Iraqi cops limit bombing coverage
May 16, 2007
BAGHDAD (AP) -- Police prevented press photographers and camera operators from filming the scene of a bombing yesterday under a new policy limiting coverage of the devastating explosions that have become a hallmark of the violence in the country.
To enforce an order that a group of Iraqi journalists leave Tayaran Square, where the bombing occurred, police fired several shots in the air, reporters said.
Brig. Gen. Abdel Karim Khalaf, the operations director at the Interior Ministry, said this weekend that Iraq's government has decided to bar press photographers and cameramen from the scene of bombings.

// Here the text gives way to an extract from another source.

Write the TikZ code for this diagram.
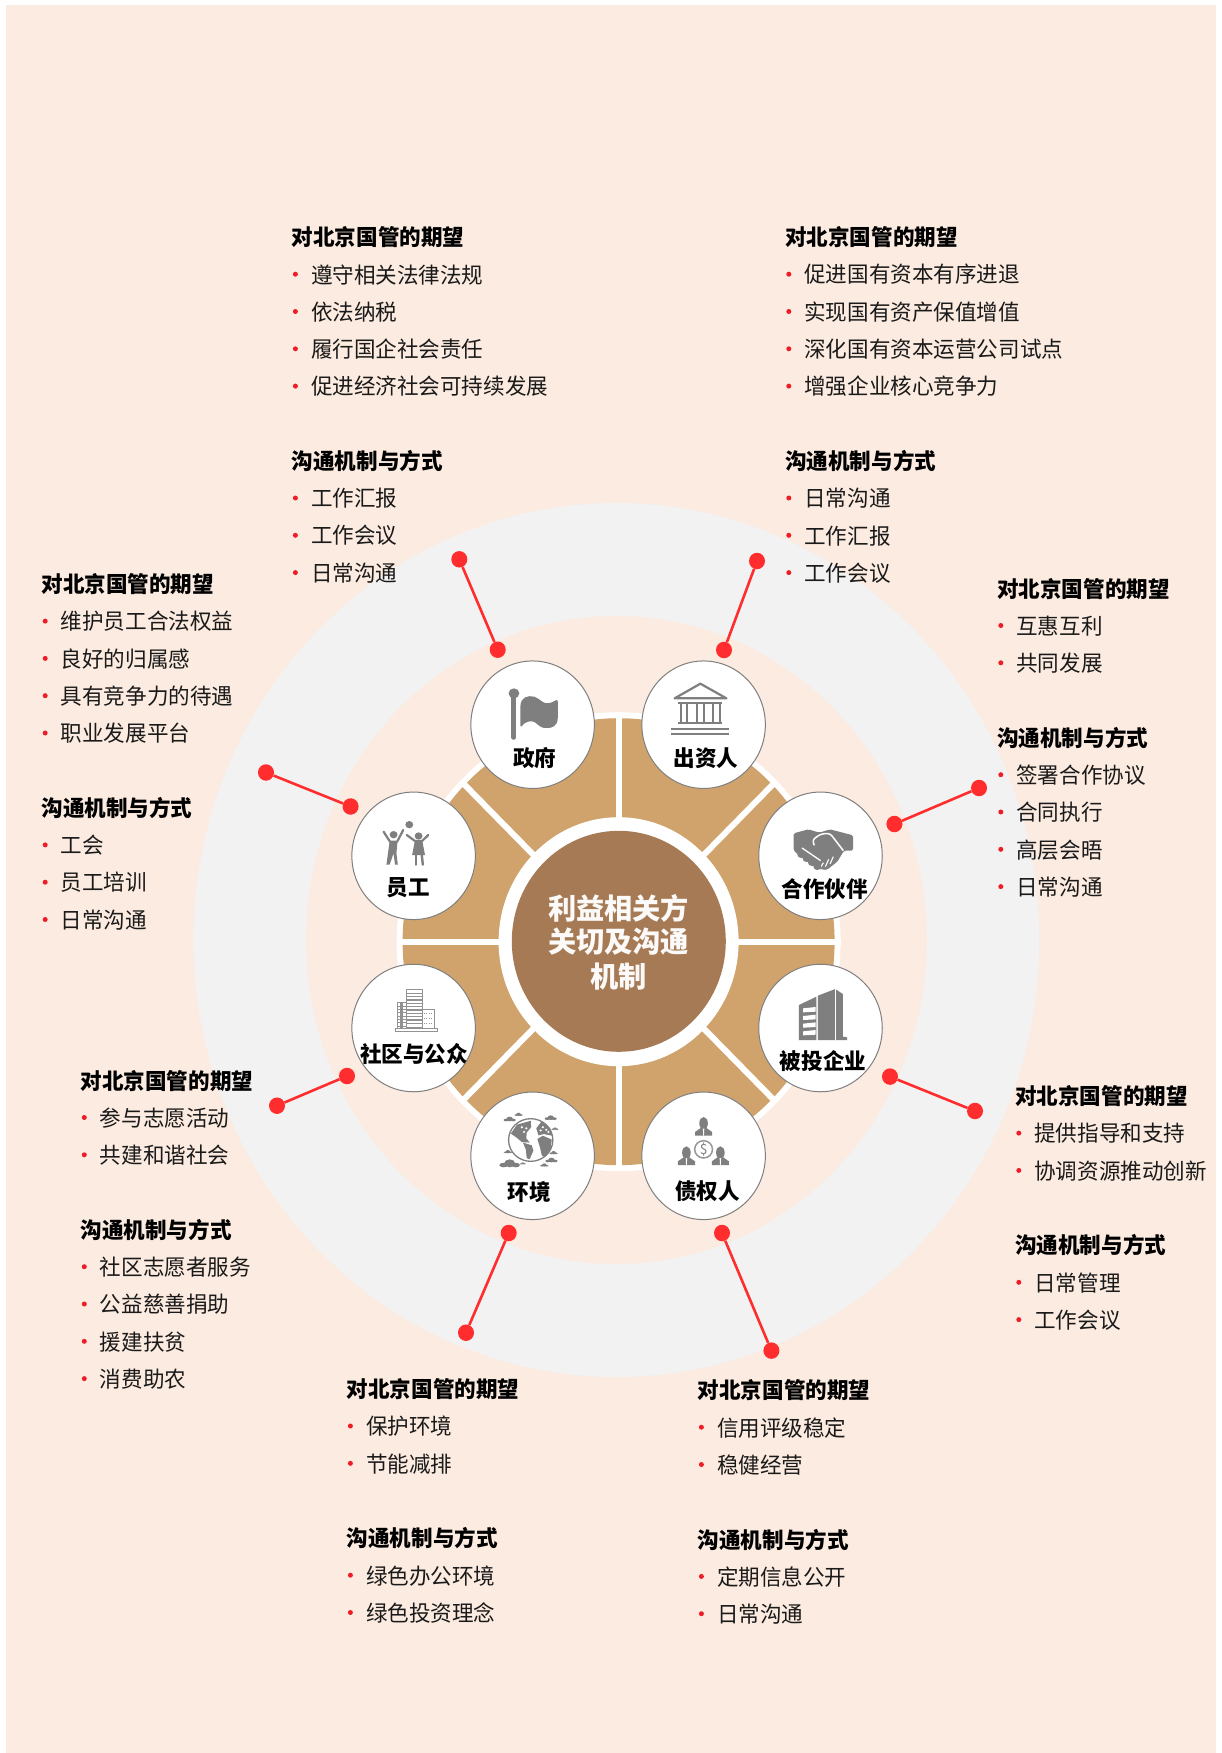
\documentclass[tikz,border=0pt]{standalone}
\usepackage{fontspec}
\setmainfont[FakeStretch=0.98]{Noto Sans CJK SC}
\usetikzlibrary{shapes.geometric}
\definecolor{bgc}{HTML}{FCEBE0}
\definecolor{ringc}{HTML}{F2F2F2}
\definecolor{brownc}{HTML}{A57A55}
\definecolor{tanc}{HTML}{D0A36C}
\definecolor{redc}{HTML}{FF2D2D}
\definecolor{iconc}{HTML}{7F7F7F}
\definecolor{bulc}{HTML}{EE1C25}
\definecolor{itemc}{HTML}{1A1A1A}
\tikzset{
  headtxt/.style={anchor=west,inner sep=0pt,font=\fontsize{22}{24}\selectfont\bfseries,text=black},
  itemtxt/.style={anchor=west,inner sep=0pt,font=\fontsize{22}{24}\selectfont,text=itemc},
  bul/.style={circle,fill=bulc,inner sep=0pt,minimum size=5pt},
  stake/.style={ellipse,draw=iconc,line width=1pt,fill=white,inner sep=0pt,minimum width=123.5pt,minimum height=127.5pt},
  stlabel/.style={inner sep=0pt,font=\fontsize{22}{24}\selectfont\bfseries,text=black},
  pin/.style={ellipse,fill=redc,inner sep=0pt,minimum width=16pt,minimum height=16.5pt},
  lead/.style={draw=redc,line width=2.6pt},
  divider/.style={draw=white,line width=6pt},
  ztop/.style={shift={(330pt,-640pt)},x=.35714pt,y=-.33333pt},
  zbot/.style={shift={(330pt,-930pt)},x=.35714pt,y=-.33333pt},
  ico/.style={fill=iconc,draw=none},
  icol/.style={draw=iconc,line cap=round,line join=round},
}
\newcounter{ln}
\newcommand\setblk[2]{\gdef\bx{#1}\gdef\by{#2}}
\newcommand\advy{\pgfmathparse{\by+37.3}\xdef\by{\pgfmathresult}}
\newcommand\hd[1]{\stepcounter{ln}\node[headtxt] (t\arabic{ln}) at (\bx,\by+0.6) {#1};\advy}
\newcommand\itm[1]{\stepcounter{ln}\node[bul] (b\arabic{ln}) at (\bx+3.8,\by+0.2) {};\node[itemtxt] (t\arabic{ln}) at (\bx+19.2,\by+0.6) {#1};\advy}
\begin{document}
\begin{tikzpicture}[x=1pt,y=-1pt]
\useasboundingbox (0,0) rectangle (1222,1753);
\fill[white] (0,0) rectangle (1222,1753);
\fill[bgc] (6,5.5) rectangle (1216,1753);
% ring
\fill[ringc] (616.4,940) ellipse [x radius=423,y radius=437];
\fill[bgc] (616.4,940) ellipse [x radius=310.5,y radius=324];
% disc
\fill[white] (618.6,941.7) ellipse [x radius=222,y radius=229.5];
\fill[tanc] (618.6,941.7) ellipse [x radius=216,y radius=223.5];
\coordinate (cc) at (618.6,941.7);
\foreach \dx/\dy in {0/-229,0/229,222/0,-222/0,155/-158,-155/-158,155/158,-155/158}
  \draw[divider] (cc) -- ++(\dx,\dy);
\node[ellipse,fill=white,inner sep=0pt,minimum width=240pt,minimum height=249pt] (hub0) at (618.6,941.7) {};
\node[ellipse,fill=brownc,inner sep=0pt,minimum width=214pt,minimum height=221pt] (hub) at (618.8,941.3) {};
\node[inner sep=0pt,font=\fontsize{28.8}{30}\selectfont\bfseries,text=white!96!brownc] (h1) at (618.6,908.5) {利益相关方};
\node[inner sep=0pt,font=\fontsize{28.8}{30}\selectfont\bfseries,text=white!96!brownc] (h2) at (618.6,942) {关切及沟通};
\node[inner sep=0pt,font=\fontsize{28.8}{30}\selectfont\bfseries,text=white!96!brownc] (h3) at (618.6,976.5) {机制};
% pins & leads
\node[pin] (p1a) at (497.7,649.7) {}; \node[pin] (p1b) at (459.3,559.3) {};
\node[pin] (p2a) at (724,650) {};     \node[pin] (p2b) at (757,561) {};
\node[pin] (p3a) at (894.4,824) {};   \node[pin] (p3b) at (979,788) {};
\node[pin] (p4a) at (350.6,806.5) {}; \node[pin] (p4b) at (266,772.5) {};
\node[pin] (p5a) at (347,1076) {};    \node[pin] (p5b) at (277,1105.7) {};
\node[pin] (p6a) at (890,1076.6) {};  \node[pin] (p6b) at (975,1111) {};
\node[pin] (p7a) at (508.7,1233) {};  \node[pin] (p7b) at (466,1332.7) {};
\node[pin] (p8a) at (722,1233) {};    \node[pin] (p8b) at (771.4,1350.6) {};
\foreach \i in {1,...,8} \draw[lead] (p\i a) -- (p\i b);
% stakeholders
\node[stake] (s1) at (532.6,724.7) {};
\node[stake] (s2) at (703.6,724.7) {};
\node[stake] (s3) at (820.5,855.8) {};
\node[stake] (s4) at (413.6,855.8) {};
\node[stake] (s5) at (413.6,1028) {};
\node[stake] (s6) at (820.5,1028) {};
\node[stake] (s7) at (532.6,1155.8) {};
\node[stake] (s8) at (703.6,1155.8) {};
\node[stlabel] (l1) at (534.6,758) {政府};
\node[stlabel] (l2) at (706,758) {出资人};
\node[stlabel] (l3) at (824.6,889) {合作伙伴};
\node[stlabel] (l4) at (408,887.4) {员工};
\node[stlabel] (l5) at (414,1054) {社区与公众};
\node[stlabel] (l6) at (823,1060.7) {被投企业};
\node[stlabel] (l7) at (529.3,1192.4) {环境};
\node[stlabel] (l8) at (707.5,1190.7) {债权人};
% --- icons, traced in crop coordinates
\begin{scope}[ztop]
 % flag
 \draw[icol,line width=5pt] (515,170) -- (515,292);
 \fill[ico] (515,160) ellipse [x radius=15,y radius=15];
 \fill[ico,rounded corners=3pt] (533,190) .. controls (545,165) and (570,165) .. (590,182) .. controls (605,192) and (620,190) .. (638,176)
   -- (638,240) .. controls (630,265) and (600,270) .. (580,252) .. controls (565,240) and (545,245) .. (533,265) -- cycle;
 % temple
 \draw[icol,line width=2.2pt] (965,175) -- (1037,131) -- (1110,175) -- cycle;
 \draw[iconc,line width=2.2pt] (975,188) -- (1098,188);
 \draw[iconc,line width=2.2pt] (975,250) -- (1098,250);
 \draw[iconc,line width=2.2pt] (955,267) -- (1118,267);
 \draw[iconc,line width=2.2pt] (955,282) -- (1118,282);
 \foreach \c in {991,1037,1082} {
   \draw[iconc,line width=2pt] (\c-9,190) -- (\c-9,248);
   \draw[iconc,line width=2pt] (\c+9,190) -- (\c+9,248);
 }
 % people
 \fill[ico] (178,584) ellipse [x radius=11,y radius=11];
 \fill[ico] (222,554) ellipse [x radius=11,y radius=11];
 \fill[ico] (248,588) ellipse [x radius=11,y radius=11];
 \draw[icol,line width=2.2pt] (150,575) -- (168,605) -- (188,605) -- (205,570);
 \fill[ico] (167,603) -- (189,603) -- (186,640) -- (190,674) -- (182,674) -- (178,640) -- (167,674) -- (158,674) -- cycle;
 \draw[icol,line width=2.2pt] (215,585) -- (238,603) -- (258,603) -- (275,585);
 \fill[ico] (238,600) -- (258,600) -- (266,645) -- (230,645) -- cycle;
 \draw[icol,line width=2.4pt] (240,645) -- (240,674);
 \draw[icol,line width=2.4pt] (257,645) -- (260,674);
\end{scope}
% handshake, traced at 3x from (780,820)
\begin{scope}[shift={(780pt,-820pt)},x=.33333pt,y=-.33333pt]
 \fill[ico,rounded corners=1.5pt] (41,40) -- (85,28) -- (118,38) -- (150,28) -- (219,46) -- (219,92) -- (192,92) -- (172,125) -- (140,150) -- (112,146) -- (60,108) -- (41,92) -- cycle;
 \draw[white,line width=1.5pt,rounded corners=3pt] (103,76) -- (97,60) -- (122,42) -- (150,40) -- (190,92);
 \draw[white,line width=1.3pt] (66,84) -- (122,122);
 \draw[white,line width=1.1pt] (130,128) -- (122,142);
 \draw[white,line width=1.1pt] (146,118) -- (136,140);
 \draw[white,line width=1.1pt] (160,110) -- (150,132);
 \foreach \a/\b in {64/104,80/116,96/128,112/140} \fill[ico] (\a,\b) ellipse [x radius=12,y radius=10];
\end{scope}
\begin{scope}[zbot]
 % city blocks
 \fill[white] (190,218) rectangle (292,295);
 \draw[iconc!85,line width=.9pt] (214,178) rectangle (258,292);
 \foreach \y in {190,200,...,285} \draw[iconc!85,line width=1.2pt] (214,\y) -- (258,\y);
 \draw[iconc!85,line width=.9pt] (190,218) rectangle (214,295);
 \foreach \y in {228,238,...,288} \draw[iconc!85,line width=1pt] (190,\y) -- (214,\y);
 \draw[iconc!85,line width=2.2pt] (200,218) -- (200,295);
 \draw[iconc!85,line width=.9pt] (258,238) rectangle (292,295);
 \foreach \y in {250,265,280} \draw[iconc!85,line width=1.5pt,dash pattern=on 1pt off 1.6pt] (262,\y) -- (290,\y);
 \fill[white,draw=iconc!85,line width=.9pt] (182,296) rectangle (300,304);
 % tower
 \fill[ico] (1313,225) -- (1362,200) -- (1362,330) -- (1313,330) -- cycle;
 \foreach \y in {235,258,281,304} \fill[white] (1325,\y) -- (1360,\y-4) -- (1360,\y+10) -- (1325,\y+12) -- cycle;
 \fill[ico] (1366,197) -- (1415,177) -- (1436,192) -- (1436,320) -- (1448,322) -- (1448,330) -- (1366,330) -- cycle;
 \draw[white,line width=.8pt] (1415,178) -- (1415,330);
 % globe
 \begin{scope}[shift={(562,630)},x=22.14pt,y=-21.33pt]
  \draw[iconc,line width=1.3pt] (0,0) circle [radius=1];
  \fill[ico] (-.9,-.3) -- (-.62,-.72) -- (0,-.9) -- (.02,-.6) -- (-.18,-.35) -- (-.2,-.08) -- (-.05,.12) -- (-.4,.1) -- (-.62,-.1) -- cycle;
  \fill[ico] (-.35,.12) -- (.05,.25) -- (.12,.5) -- (-.05,.9) -- (-.18,.85) -- (-.22,.45) -- cycle;
  \fill[ico] (.3,-.05) -- (.55,-.2) -- (.95,-.02) -- (.9,.42) -- (.62,.8) -- (.5,.72) -- (.42,.35) -- cycle;
  \fill[ico] (.25,-.55) -- (.5,-.88) -- (.88,-.55) -- (.97,-.2) -- (.6,-.28) -- (.35,-.22) -- cycle;
  \foreach \a/\b in {-.4/-.6,-.2/-.55,-.3/-.38,.55/-.6,.7/-.48,.45/-.45,.8/-.38}
    \fill[white] (\a,\b) circle [radius=.055];
 \end{scope}
 \foreach \cx/\cy/\s in {503/567/1,618/563/1,528/553/.7,503/700/1.7,620/690/1,600/705/.7,498/665/.7,626/668/.7,540/700/.5,630/596/.6} {
   \fill[ico] (\cx,\cy) ellipse [x radius=9*\s,y radius=7*\s];
   \fill[ico] (\cx-10*\s,\cy+3*\s) ellipse [x radius=7*\s,y radius=4*\s];
   \fill[ico] (\cx+10*\s,\cy+3*\s) ellipse [x radius=7*\s,y radius=4*\s];
 }
 % investors
 \foreach \hx/\hy in {1046/562,998/650,1093/650} {
   \fill[ico] (\hx,\hy+18) ellipse [x radius=12,y radius=19];
   \fill[ico] (\hx-24,\hy+55) -- (\hx-24,\hy+44) -- (\hx-8,\hy+32) -- (\hx+8,\hy+32) -- (\hx+24,\hy+44) -- (\hx+24,\hy+55) -- cycle;
   \fill[white] (\hx-2,\hy+34) -- (\hx+2,\hy+34) -- (\hx+1,\hy+55) -- (\hx-1,\hy+55) -- cycle;
 }
 \fill[white] (1046,658) ellipse [x radius=27,y radius=28];
 \draw[iconc!80,line width=1.5pt] (1046,658) ellipse [x radius=25,y radius=26];
 \node[inner sep=0pt,text=iconc,font=\fontsize{14}{14}\selectfont] (dollar) at (1046,658) {\$};
\end{scope}
% --- text blocks
\setblk{291.6}{236.7}
\hd{对北京国管的期望}\itm{遵守相关法律法规}\itm{依法纳税}\itm{履行国企社会责任}\itm{促进经济社会可持续发展}\advy
\hd{沟通机制与方式}\itm{工作汇报}\itm{工作会议}\itm{日常沟通}
\setblk{785}{236.7}
\hd{对北京国管的期望}\itm{促进国有资本有序进退}\itm{实现国有资产保值增值}\itm{深化国有资本运营公司试点}\itm{增强企业核心竞争力}\advy
\hd{沟通机制与方式}\itm{日常沟通}\itm{工作汇报}\itm{工作会议}
\setblk{41.4}{583.6}
\hd{对北京国管的期望}\itm{维护员工合法权益}\itm{良好的归属感}\itm{具有竞争力的待遇}\itm{职业发展平台}\advy
\hd{沟通机制与方式}\itm{工会}\itm{员工培训}\itm{日常沟通}
\setblk{997}{588}
\hd{对北京国管的期望}\itm{互惠互利}\itm{共同发展}\advy
\hd{沟通机制与方式}\itm{签署合作协议}\itm{合同执行}\itm{高层会晤}\itm{日常沟通}
\setblk{80.5}{1080}
\hd{对北京国管的期望}\itm{参与志愿活动}\itm{共建和谐社会}\advy
\hd{沟通机制与方式}\itm{社区志愿者服务}\itm{公益慈善捐助}\itm{援建扶贫}\itm{消费助农}
\setblk{1015}{1095.6}
\hd{对北京国管的期望}\itm{提供指导和支持}\itm{协调资源推动创新}\advy
\hd{沟通机制与方式}\itm{日常管理}\itm{工作会议}
\setblk{346.6}{1388.5}
\hd{对北京国管的期望}\itm{保护环境}\itm{节能减排}\advy
\hd{沟通机制与方式}\itm{绿色办公环境}\itm{绿色投资理念}
\setblk{697.6}{1389.7}
\hd{对北京国管的期望}\itm{信用评级稳定}\itm{稳健经营}\advy
\hd{沟通机制与方式}\itm{定期信息公开}\itm{日常沟通}
\end{tikzpicture}
\end{document}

The order was aimed at preventing journalists from inadvertently tampering with evidence needed for investigations, protecting the privacy and human rights of those wounded and keeping insurgents and militias from keeping track of their success rate, Gen. Khalaf said.
He denied that the new regulation was aimed at curtailing press freedoms, saying other countries have similar restrictions.
U.S. and Iraqi forces launched a security crackdown in Baghdad three months ago in an effort to improve security in the capital, where scores of people often die each day in roadside and suicide bomb attacks, and in sectarian violence involving majority Shi'ites and minority Sunnis.
Meanwhile, U.S. forces searching for three soldiers said that suspected al Qaeda militants holding the men were trapped in an area of farmland near Baghdad. Agence France-Presse reported.
Backed by helicopters and using sniffing dogs, thousands of American and Iraqi troops taking part in the massive hunt have isolated towns in the "Triangle of Death" south of the capital, where the captors are believed to be hiding, the military said.
Al Qaeda has warned the U.S. military that the hunt could put the captured soldiers' lives at risk.